DeAndre Jordan's Dunk Immortalized by the Voice of WWE Hall of Famer Jim Ross!
In 2013, one of the biggest gauges of your brand, your legacy, your relevance is what I like to call the "Google ______" test. Put someone's name in Google and what are the first three or four items that Google self-fills in as related topics after that name.
If my "Google _____" test for DeAndre Jordan is any indicator, he will now and forever be known as the guy who singlehandedly ruined Detroit Piston point guard Brandon Knight by turning him into a grease spot on Sunday night while throwing down an alley-oop dunk.
The first three things on DeAndre Jordan's "Google _____" test?
DeAndre Jordan dunk
DeAndre Jordan dunk on Brandon Knight
DeAndre Jordan highlights
(For the record, my editors will be happy to know that the first item to pop up after "Sean Pendergast" is "Sean Pendergast Houston Press." I would have gone with "Sean Pendergast kolaches," but that's me.)
In case your cable has been out since Sunday or you haven't been within 100 feet of a television in the last three days, here is the DeAndre Jordan tour de force of which I type:
As is custom in this day and age, Jordan's slam was immediately decorated with the usual social media "hardware" -- hilarious photoshops, hashtag tributes, and a column of tweets sent directly to Knight (@BrandonKnight07, if you want to pay your respects) that were piling up at a "national debt ticker in Times Square" rate of speed.

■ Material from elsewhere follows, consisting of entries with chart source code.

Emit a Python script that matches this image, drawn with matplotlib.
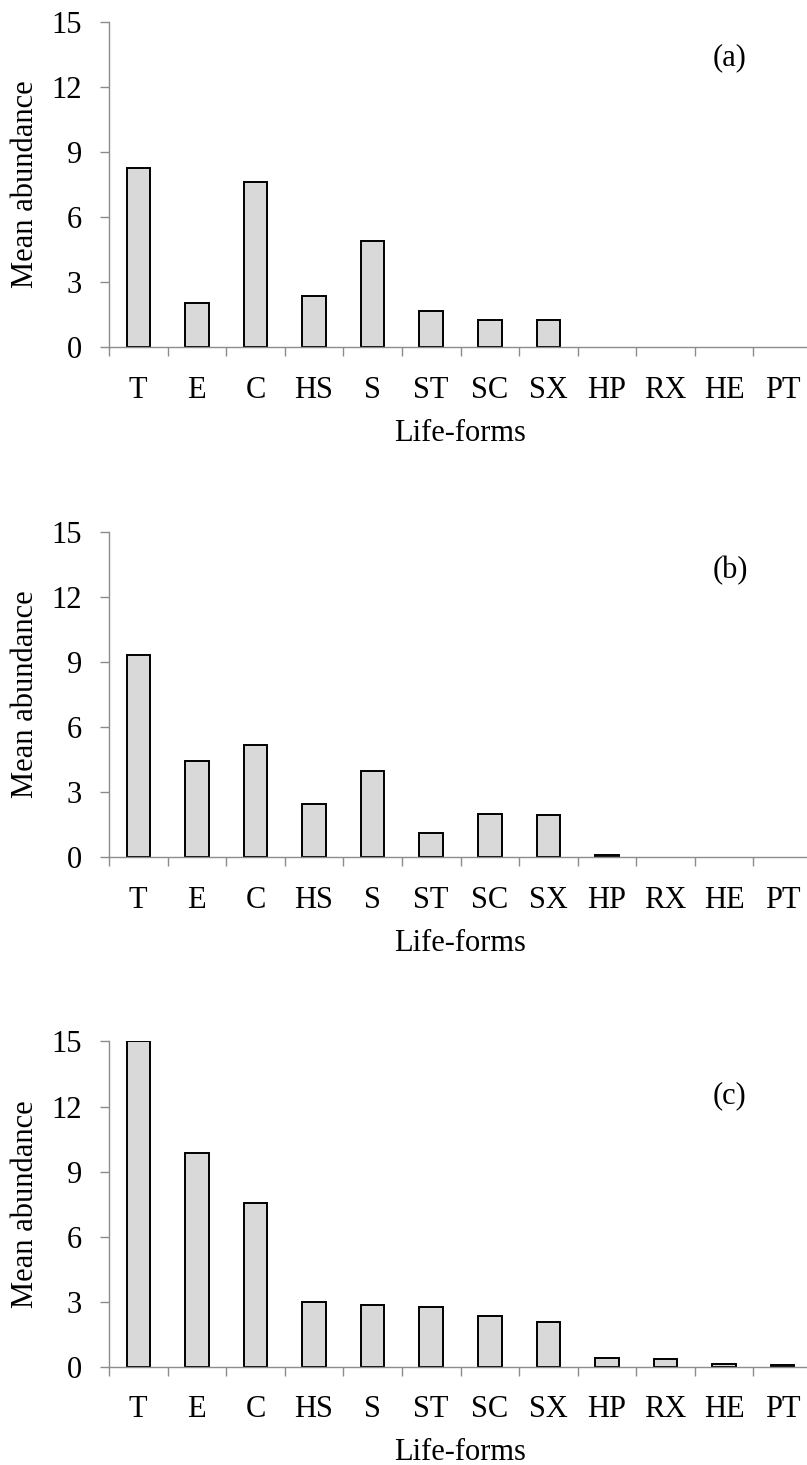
import matplotlib
matplotlib.use('Agg')
import matplotlib.pyplot as plt
import numpy as np

plt.rcParams['font.family'] = ['Liberation Serif', 'DejaVu Serif']

life_forms = ['T', 'E', 'C', 'HS', 'S', 'ST', 'SC', 'SX', 'HP', 'RX', 'HE', 'PT']
abund_a = [8.24, 2.05, 7.62, 2.37, 4.88, 1.69, 1.24, 1.24, 0, 0, 0, 0]
abund_b = [9.32, 4.42, 5.16, 2.47, 3.99, 1.14, 1.98, 1.94, 0.09, 0, 0, 0]
abund_c = [15.0, 9.85, 7.55, 3.0, 2.86, 2.77, 2.37, 2.06, 0.43, 0.35, 0.15, 0.08]
panel_tags = ['(a)', '(b)', '(c)']
yticks = [0, 3, 6, 9, 12, 15]

W, H = 807, 1465
fig = plt.figure(figsize=(W / 100, H / 100), dpi=100)

axis_grey = '#8c8c8c'
fs = 22
# (bottom pixel of x axis, y position of the tag in data units)
panels = [(347.3, 13.35), (857.3, 13.2), (1367.0, 12.5)]
series = [abund_a, abund_b, abund_c]

x = np.arange(len(life_forms))
for (base_px, tag_y), vals, tag in zip(panels, series, panel_tags):
    left = 109 / W
    width = 703 / W
    height = 325.6 / H
    bottom = 1 - base_px / H
    ax = fig.add_axes([left, bottom, width, height])

    # zero values get no outline (Excel draws nothing for them)
    lws = [1.4 if v > 0 else 0 for v in vals]
    ax.bar(x, vals, width=0.40, color='#d9d9d9', edgecolor='black', linewidth=lws, zorder=3)

    ax.set_xlim(-0.5, len(life_forms) - 0.5)
    ax.set_ylim(0, 15)
    ax.set_yticks(yticks)
    ax.set_yticklabels([str(t) for t in yticks], fontsize=fs)

    ax.set_xticks(x)
    ax.set_xticklabels(life_forms, fontsize=fs)
    ax.set_xticks(np.arange(-0.5, len(life_forms), 1.0), minor=True)
    ax.tick_params(axis='x', which='major', length=0, pad=20.5)
    ax.tick_params(axis='x', which='minor', length=6.5, width=1.0, color=axis_grey, direction='out')
    ax.tick_params(axis='y', which='major', length=6.5, width=1.0, color=axis_grey, direction='out', pad=13)

    for side in ['top', 'right']:
        ax.spines[side].set_visible(False)
    for side in ['left', 'bottom']:
        ax.spines[side].set_color(axis_grey)
        ax.spines[side].set_linewidth(1.0)
        ax.spines[side].set_zorder(4)

    ax.set_ylabel('Mean abundance', fontsize=fs, labelpad=8)
    ax.set_xlabel('Life-forms', fontsize=fs, labelpad=10)
    ax.text(10.1, tag_y, tag, fontsize=fs, ha='center', va='center')

plt.savefig('out.png', dpi=100)
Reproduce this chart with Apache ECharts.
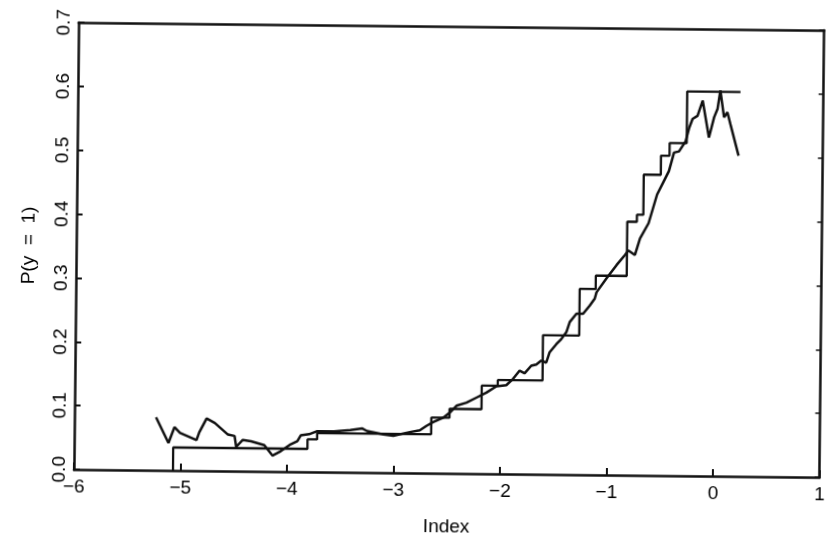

This dunk got so much run, if it were a person it could run for president and carry at least as many states as Romney did last November. (For the record, Jadeveon Clowney's hit on Vincent Smith would win back-to-back elections and annex all of North America into our control.)
So how do you further immortalize an already immortal play? Well, by dubbing WWE Hall of Fame announcer Jim Ross's legendary call of Mick Foley's plunge off the cell in his "Hell in the Cell" match with the Undertaker in 1998, of course!
Awesome. And how have we not been dubbing this Jim Ross call over every big hit in sports? Can someone retroactively please go back and lay down some "Good God almighty" on top of A&M's Quentin Coryatt's decapitating hit on this poor bastard from TCU in 1991?